Lambic Solera Part Twenty-Two: Tasting Notes Year Four and Year Five - Brain Sparging on Brewing

Latest

Sour beer, saisons, farmhouse beer, homebrewing, ramblings

December 12, 2016

Lambic Solera Part Twenty-Two: Tasting Notes Year Four and Year Five

I didn't realize I had failed to draft tasting notes on the last two bottlings of the Lambic Solera until I started organizing my notes for the bottling of Year Six in the next couple weeks. I figured I need to get these out as a separate post because the Year Six bottling post will be long in its own right. So let's get right into these.

Lambic Solera Year Four Tasting Notes

Appearance: Pretty standard lambic color a touch darker than pilsner but not quite pale ale. Lambic beer is clear with a slight haze. Carbonation bubbles are visible but very little head forms early on, quickly dissipating into a slight filmy appearance on top. Bubbles continue to drift upwards at a lazy pace.

Aroma: Lemony lactic acid, hay, earthy, barnyard with an undercurrent of honey. Overall standard expectations for lambic but the lemon is more prominent in the aroma than any commercial lambic I have tried. 

Flavor: Lemon, hay, barnyard come right up front. A lot of subtle flavors add tremendous complexity to the beer. Honey, earthy, musty, pineapple, graininess, milky lactic acid, pie crust, old wheat bread, damp forest. Lemon is prominent but integrated. Acidity is present in the flavor but enhances rather than oppresses. 

Mouthfeel: Acidity is prickly but not sharp on the tongue. Beer has moderate body for a sour beer. The flavor adds to an impression of more fullness than actually exists. With higher carbonation might be too thin. 

Overall: Hands down this is the most complex year of the lambic solera. I'm not sure what exactly caused this jump from pretty good Year Three to incredible Year Four. There's so much complexity to the beer but it's so well integrated that you can keep drinking it and keep finding new things to appreciate. I'd feel comfortable putting this beer on a table with actual Belgian lambics and that's not something I say lightly. 

There must have been a perfect storm of turbid mash plus aged hops plus the balance of yeast and bacteria that created such great flavors.
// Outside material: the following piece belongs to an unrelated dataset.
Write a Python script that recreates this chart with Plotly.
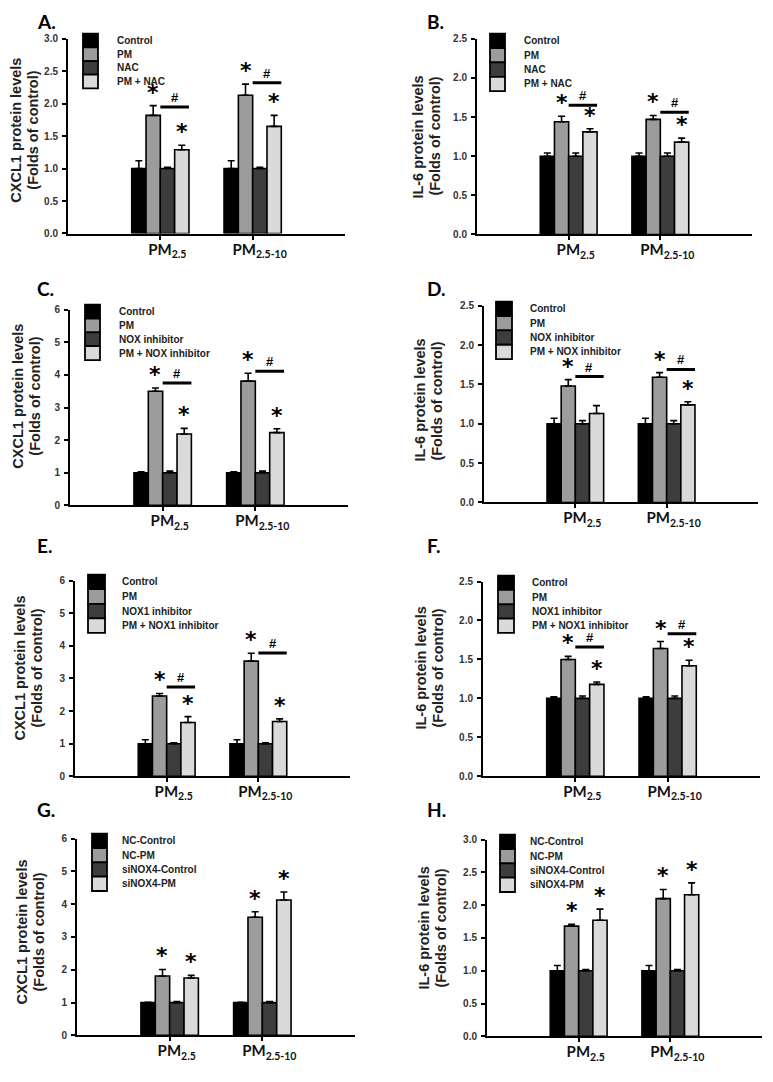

That lemon flavor must be a product of the aged hops (it appears again in Year Five--these are the only two bottlings with aged hops). I'm not sure if the yeast added at Year Three left behind nice flavor precursors that took a couple years to really develop or if the lack of extra saccharomyces at Year Four let brett work more magic. 

Lambic Solera Year Five Tasting Notes

Appearance: Very similar to Year Four, perhaps slightly hazier because it's a little younger.

Aroma: Lemon dominates the aroma backed up by pineapple, honey, barnyard, graininess and a little cherry pie. Definitely more honey and lemon than Year Four.

Flavor: Lemon, hay, barnyard, honey, wheat bread, earthiness. Like the aroma the lemon is far more dominate in the beer. Less complex than Year Four but similar. Tastes like a less impressive version of Year Four. Acidity is present and tangy with a touch more acetic sharpness than Year Four.

Mouthfeel: Very much the same as Year Four.

Overall: A very good beer but fails to impress as much as Year Four. The biggest let down is the absence of complexity Year Four showcases. It's a touch harsher, which may be an age issue or oxygen exposure after six years in the carboy is finally starting to be a detriment to the solera. The lemon and honey definitely drive the flavor profile. It tastes much like a lemony version of the first gueuze blending (Years One-Three) with its big honey and hay flavors.

The interesting thing here is the same turbid mash and aged hops were used in this batch but it didn't turn out the same. One major difference is Year Five received an addition of WY1214 when the wort went into the solera. (I've added fresh sacc every other year.) I wonder if the combination of turbid mash plus a big glug of fresh sacc resulted in out-competing brett for simple sugar sources. That in turn may have diminished the "right" precursors for all that complexity in Year Four. This year feels a lot more along the vein of the first three years that are wonderful beers but not quite as complex. So the question I will seek to answer with Year Six is whether another year of turbid mash and aged hops without fresh sacc will recapture the magic of Year Four or produce another very good but not quite magical Year Five.